The song was written by Leroy Kirkland and Mamie Thomas. It is remembered for its sexual double entendre lyrics, referring to the singer's trombonist boyfriend and his skill in playing his instrument. The lyrics describe the singer's search in every bar and honky tonk for her trombone-playing man "with that big long slidin' thing". She encounters a guitar player who hitches his guitar amp in her "plug" and then "planked it" and "plunked it", but he is not "good enough" because she needs her daddy with that "big long slidin' thing". A piano player proposes "tinklin'" on her piano keys, but she wants her daddy. She describes how he can "blow through here" while working his finger and thumb, and "slide it right up" then "slide it back again".

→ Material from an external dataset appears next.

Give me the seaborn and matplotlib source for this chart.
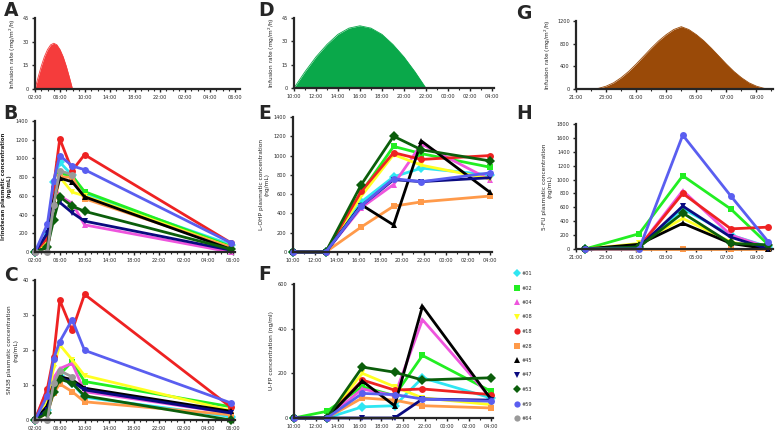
import numpy as np
import pandas as pd
import seaborn as sns
import matplotlib.pyplot as plt
from matplotlib.lines import Line2D

sns.set_style("ticks")
plt.rcParams['font.family'] = ['DejaVu Sans']

# patients and styles
patients = ['#01', '#02', '#04', '#08', '#18', '#28', '#45', '#47', '#53', '#59', '#64']
colors = ['#2fe6f2', '#22ee22', '#ee55dd', '#ffff22', '#ee2222', '#ff9a4a',
          '#000000', '#0a0a80', '#0b5e0b', '#5a5ef0', '#9a9a9a']
markers = ['D', 's', '^', 'v', 'o', 's', '^', 'v', 'D', 'o', 'o']

# infusion profiles (hours from start of axis, rate)
irino_inf_h = [0, 0.5, 1, 1.5, 2, 2.5, 3, 3.5, 4, 4.5, 5, 5.5, 6]
irino_inf = [0, 7.5, 14.5, 20.5, 25, 28, 29, 28, 25, 20.5, 14.5, 7.5, 0]
ohp_inf_h = [0, 1, 2, 3, 4, 5, 6, 7, 8, 9, 10, 11, 12]
ohp_inf = [0, 10.5, 20, 28, 34.5, 38.5, 40, 38.5, 34.5, 28, 20, 10.5, 0]
fu_inf_h = [1, 1.5, 2, 2.5, 3, 3.5, 4, 4.5, 5, 5.5, 6, 6.5, 7, 7.5, 8, 8.5, 9,
            9.5, 10, 10.5, 11, 11.5, 12, 12.5, 13]
fu_inf = [0, 12, 50, 110, 200, 310, 440, 580, 720, 850, 960, 1050, 1100, 1050,
          960, 850, 720, 580, 440, 310, 200, 110, 50, 12, 0]

# irinotecan / SN38 sampling (hours from 02:00)
irino_h = [0, 2, 3, 4, 6, 8, 31.6]
irinotecan = {
    '#01': [0, 200, 750, 960, 820, 620, 80],
    '#02': [0, 100, 600, 840, 815, 645, 60],
    '#04': [0, 120, 700, 600, 520, 290, 0],
    '#08': [0, 100, 500, 800, 640, 600, 50],
    '#18': [0, 150, 700, 1210, 870, 1040, 100],
    '#28': [0, 50, 500, 800, 800, 570, 50],
    '#45': [0, 50, 550, 790, 750, 590, 30],
    '#47': [0, 200, 480, 530, 420, 330, 20],
    '#53': [0, 50, 340, 590, 490, 435, 30],
    '#59': [0, 300, 760, 1030, 920, 880, 100],
    '#64': [0, 0, 500, 870, 825, None, None],
}
sn38 = {
    '#01': [0, 3, 10, 12.5, 10.5, 6.5, 1],
    '#02': [0, 4, 10, 13, 16.7, 11, 3.8],
    '#04': [0, 9, 12, 14.7, 16.2, 8.1, 2],
    '#08': [0, 5, 15, 21.5, 17.2, 12.7, 2.7],
    '#18': [0, 9, 18.1, 34.2, 25.6, 35.9, 3.7],
    '#28': [0, 2, 7.6, 10.3, 8.1, 5.2, 1.5],
    '#45': [0, 4, 10, 12.4, 11.5, 9.1, 2.5],
    '#47': [0, 3, 9, 12, 11, 8.6, 2],
    '#53': [0, 2, 8, 11.7, 10.5, 6.9, 0],
    '#59': [0, 7, 17.5, 22.4, 28.7, 19.9, 4.9],
    '#64': [0, 0, 10.5, 14.1, 12.3, None, None],
}

# L-OHP / U-FP sampling (hours from 10:00)
ohp_h = [0, 3, 6.25, 9.2, 11.75, 18]
lohp = {
    '#01': [0, 0, 520, 780, 870, 800],
    '#02': [0, 0, 620, 1095, 1020, 880],
    '#04': [0, 0, 460, 700, 1120, 750],
    '#08': [0, 0, 580, 1010, 900, 760],
    '#18': [0, 0, 630, 1030, 960, 1000],
    '#28': [None, 0, 260, 475, 520, 580],
    '#45': [0, 0, 490, 280, 1150, 620],
    '#47': [0, 0, 480, 750, 730, 770],
    '#53': [0, 0, 700, 1200, 1060, 945],
    '#59': [0, 0, 480, 760, 730, 820],
}
ufp = {
    '#01': [0, 0, 50, 55, 180, 90],
    '#02': [0, 30, 140, 100, 280, 120],
    '#04': [0, 0, 130, 100, 440, 90],
    '#08': [0, 0, 200, 140, 90, 60],
    '#18': [0, 0, 170, 125, 130, 105],
    '#28': [0, 0, 90, 80, 55, 45],
    '#45': [0, 0, 165, 55, 500, 85],
    '#47': [0, 0, 0, 0, 85, 80],
    '#53': [0, 0, 228, 205, 170, 180],
    '#59': [0, 0, 110, 105, 85, 75],
}

# 5-FU sampling (hours from 21:00)
fu_h = [0.6, 4.2, 7.1, 10.3, 12.8]
fu = {
    '#01': [0, 30, 580, 200, 30],
    '#02': [0, 220, 1055, 575, 60],
    '#04': [0, 30, 840, 200, 20],
    '#08': [0, 80, 440, 100, 0],
    '#18': [0, 30, 800, 290, 315],
    '#28': [0, 0, 0, 0, 0],
    '#45': [0, 68, 370, 80, 0],
    '#47': [0, 30, 617, 170, 0],
    '#53': [0, 30, 518, 80, 60],
    '#59': [0, 0, 1640, 762, 100],
}

ticks_abc = ['02:00', '06:00', '10:00', '14:00', '18:00', '22:00', '02:00', '04:00', '06:00']
ticks_def = ['10:00', '12:00', '14:00', '16:00', '18:00', '20:00', '22:00', '00:00', '02:00', '04:00']
ticks_gh = ['21:00', '23:00', '01:00', '03:00', '05:00', '07:00', '09:00']

W, H = 775, 432
fig = plt.figure(figsize=(W / 100, H / 100), dpi=100)


def box(x0, x1, ytop, ybot):
    return [x0 / W, 1 - ybot / H, (x1 - x0) / W, (ybot - ytop) / H]


def style(ax, xt, xl, yt, xlim, ylim, ylabel, bold=False):
    ax.set_xlim(*xlim)
    ax.set_ylim(*ylim)
    ax.set_xticks(xt)
    ax.set_xticklabels(xl)
    ax.set_xticks(np.arange(0, xlim[1], 1), minor=True)
    ax.set_yticks(yt)
    ax.set_yticklabels([str(v) for v in yt])
    for s in ['top', 'right']:
        ax.spines[s].set_visible(False)
    for s in ['left', 'bottom']:
        ax.spines[s].set_linewidth(1.6)
    ax.tick_params(axis='both', which='major', labelsize=3.6, length=2.5, width=1, pad=2)
    ax.tick_params(axis='x', which='minor', length=1.5, width=0.8)
    ax.set_ylabel(ylabel, fontsize=3.9 if bold else 4.2,
                  fontweight='bold' if bold else 'normal',
                  labelpad=3, linespacing=1.3)
    ax.set_xlabel('')


def infusion(ax, h, r, color):
    sns.lineplot(x=h, y=r, ax=ax, color=color, linewidth=0.6)
    ax.fill_between(h, r, color=color, linewidth=0)


def conc(ax, hours, data):
    for p in data:
        i = patients.index(p)
        vals = np.array([np.nan if v is None else v for v in data[p]], dtype=float)
        sns.lineplot(x=hours, y=vals, ax=ax, color=colors[i], marker=markers[i],
                     markersize=5, markeredgewidth=0, linewidth=2.0, clip_on=False)


rate_label = 'Infusion rate (mg/m$^2$/h)'

# A
ax = fig.add_axes(box(35, 240, 18, 89))
infusion(ax, irino_inf_h, irino_inf, '#f53c3c')
style(ax, range(0, 33, 4), ticks_abc, [0, 15, 30, 45], (0, 32.8), (0, 45), rate_label)
# B
ax = fig.add_axes(box(35, 235, 121, 252))
conc(ax, irino_h, irinotecan)
style(ax, range(0, 33, 4), ticks_abc, list(range(0, 1401, 200)), (0, 32.3), (0, 1400),
      'Irinotecan plasmatic concentration\n(ng/mL)', bold=True)
# C
ax = fig.add_axes(box(35, 235, 280, 420))
conc(ax, irino_h, sn38)
style(ax, range(0, 33, 4), ticks_abc, [0, 10, 20, 30, 40], (0, 32.3), (0, 40),
      'SN38 plasmatic concentration\n(ng/mL)')
# D
ax = fig.add_axes(box(294, 494, 18, 88))
infusion(ax, ohp_inf_h, ohp_inf, '#0aa84a')
style(ax, range(0, 19, 2), ticks_def, [0, 15, 30, 45], (0, 18.2), (0, 45), rate_label)
# E
ax = fig.add_axes(box(293, 492, 117, 252))
conc(ax, ohp_h, lohp)
style(ax, range(0, 19, 2), ticks_def, list(range(0, 1401, 200)), (0, 18.2), (0, 1400),
      'L-OHP plasmatic concentration\n(ng/mL)')
# F
ax = fig.add_axes(box(294, 493, 284, 418))
conc(ax, ohp_h, ufp)
style(ax, range(0, 19, 2), ticks_def, [0, 200, 400, 600], (0, 18.2), (0, 600),
      'U-FP concentration (ng/ml)')
# G
ax = fig.add_axes(box(576, 773, 21, 89))
infusion(ax, fu_inf_h, fu_inf, '#9a4a08')
style(ax, range(0, 13, 2), ticks_gh, [0, 400, 800, 1200], (0, 13.1), (0, 1200), rate_label)
# H
ax = fig.add_axes(box(576, 773, 124, 249))
conc(ax, fu_h, fu)
style(ax, range(0, 13, 2), ticks_gh, list(range(0, 1801, 200)), (0, 13.1), (0, 1800),
      '5-FU plasmatic concentration\n(ng/mL)')

# panel letters
for letter, x, y in [('A', 4, 1), ('B', 3, 104), ('C', 4, 266), ('D', 258, 1),
                     ('E', 258, 104), ('F', 258, 265), ('G', 516, 4), ('H', 516, 104)]:
    fig.text(x / W, 1 - y / H, letter, fontsize=13.5, fontweight='bold', va='top', ha='left')

# legend
handles = [Line2D([], [], color=c, marker=m, linestyle='None', markersize=4.5, markeredgewidth=0)
           for c, m in zip(colors, markers)]
fig.legend(handles, patients, loc='upper left', bbox_to_anchor=(512 / W, 1 - 269 / H),
           frameon=False, fontsize=3.6, labelspacing=1.9, handletextpad=0.6,
           handlelength=1.0, borderaxespad=0)

fig.savefig('out.png', dpi=100)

Upon its release, the song caused outrage over its sexually suggestive lyrics. One newspaper predicted it would "probably be banned in Boston and on the networks."

In 2014, Salon rated "Big Long Slidin' Thing" as one of the 19 greatest double entendre songs of all time.

The record was dedicated to Washington's boyfriend and trombonist, Gus Chappell. However, three months after the song's release, Washington was injured when Chappell struck her in the head with a music stand.

==Versions==
===Original===
The song was first recorded by Dinah Washington and released in 1954 as a single on Mercury Records. It was the first collaboration between Washington and Quincy Jones. Washington's original version of the song was re-issued in 1992 on Rhino Records' compact disc, Risque Rhythm, a compilation of classic R&B songs featuring sexually suggestive lyrics.

===Covers===
The song has subsequently covered by various artists, including:
- Michelle Wilson on Evil Gal Blues (1994)
- Miranda Louise on Face in My Dreams (1997)
- Sandra Hall on One Drop Will Do You (1997)
- The Randy Oxford Band on Festival and Teach You a Lesson
- Denise Perrier on Live at Yoshi's: Blue Monday Party (2004)
- Jeannie Lambert on Jeannie-ology (2005)
- Kristie Agee on Use What You Got (2006)
- Candye Kane on Burlesque Swing (2011)
- Ingrid Lucia & the Flying Neutrinos on Don't Stop (2007)

Additionally, A Mad World, My Masters, presented in 2013 by the Royal Shakespeare Company at the Swan Theatre, Stratford-upon-Avon, opened with Linda John-Pierre, backed by a jazz band, singing "Big Long Slidin' Thing" at a night club referred to as the Flamingo Club.